### Short exercise
Look at the data below and print exactly the lines from its first line through the line with "items.append(LegendItem(label=cat, renderers=[rr]))"; the pictures stay out of the copy.

____

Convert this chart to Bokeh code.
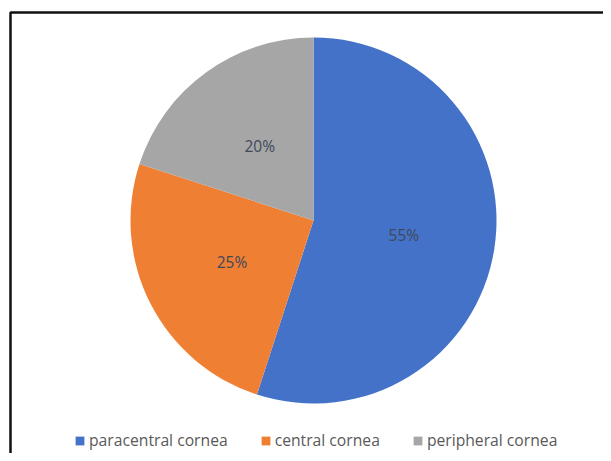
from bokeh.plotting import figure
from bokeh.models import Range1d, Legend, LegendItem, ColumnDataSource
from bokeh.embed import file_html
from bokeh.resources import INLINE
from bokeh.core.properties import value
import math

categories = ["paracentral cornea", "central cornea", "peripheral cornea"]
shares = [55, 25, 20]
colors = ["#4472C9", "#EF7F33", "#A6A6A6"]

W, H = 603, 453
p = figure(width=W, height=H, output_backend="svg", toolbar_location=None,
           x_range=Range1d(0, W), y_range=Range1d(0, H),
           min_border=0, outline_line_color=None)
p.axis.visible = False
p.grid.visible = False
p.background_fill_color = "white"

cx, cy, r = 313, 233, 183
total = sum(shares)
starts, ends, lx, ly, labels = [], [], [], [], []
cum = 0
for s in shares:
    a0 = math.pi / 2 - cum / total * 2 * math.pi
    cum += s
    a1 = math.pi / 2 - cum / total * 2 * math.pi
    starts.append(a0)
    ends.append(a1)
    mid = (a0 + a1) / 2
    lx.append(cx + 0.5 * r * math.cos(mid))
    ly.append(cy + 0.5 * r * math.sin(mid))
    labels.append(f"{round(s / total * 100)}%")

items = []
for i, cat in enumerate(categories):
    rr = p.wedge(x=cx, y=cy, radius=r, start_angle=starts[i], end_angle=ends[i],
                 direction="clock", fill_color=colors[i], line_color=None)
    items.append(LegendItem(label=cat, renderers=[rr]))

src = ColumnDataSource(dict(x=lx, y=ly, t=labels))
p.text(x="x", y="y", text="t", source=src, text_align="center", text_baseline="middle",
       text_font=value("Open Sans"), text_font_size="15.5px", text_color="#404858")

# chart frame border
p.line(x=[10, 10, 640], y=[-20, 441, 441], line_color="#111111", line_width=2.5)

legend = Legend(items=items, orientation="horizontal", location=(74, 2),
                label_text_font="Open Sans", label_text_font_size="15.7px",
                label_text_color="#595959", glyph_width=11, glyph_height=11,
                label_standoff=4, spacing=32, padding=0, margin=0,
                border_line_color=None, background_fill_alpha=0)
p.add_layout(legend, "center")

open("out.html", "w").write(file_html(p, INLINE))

____

### Expected answer
Convert this chart to Bokeh code.
from bokeh.plotting import figure
from bokeh.models import Range1d, Legend, LegendItem, ColumnDataSource
from bokeh.embed import file_html
from bokeh.resources import INLINE
from bokeh.core.properties import value
import math

categories = ["paracentral cornea", "central cornea", "peripheral cornea"]
shares = [55, 25, 20]
colors = ["#4472C9", "#EF7F33", "#A6A6A6"]

W, H = 603, 453
p = figure(width=W, height=H, output_backend="svg", toolbar_location=None,
           x_range=Range1d(0, W), y_range=Range1d(0, H),
           min_border=0, outline_line_color=None)
p.axis.visible = False
p.grid.visible = False
p.background_fill_color = "white"

cx, cy, r = 313, 233, 183
total = sum(shares)
starts, ends, lx, ly, labels = [], [], [], [], []
cum = 0
for s in shares:
    a0 = math.pi / 2 - cum / total * 2 * math.pi
    cum += s
    a1 = math.pi / 2 - cum / total * 2 * math.pi
    starts.append(a0)
    ends.append(a1)
    mid = (a0 + a1) / 2
    lx.append(cx + 0.5 * r * math.cos(mid))
    ly.append(cy + 0.5 * r * math.sin(mid))
    labels.append(f"{round(s / total * 100)}%")

items = []
for i, cat in enumerate(categories):
    rr = p.wedge(x=cx, y=cy, radius=r, start_angle=starts[i], end_angle=ends[i],
                 direction="clock", fill_color=colors[i], line_color=None)
    items.append(LegendItem(label=cat, renderers=[rr]))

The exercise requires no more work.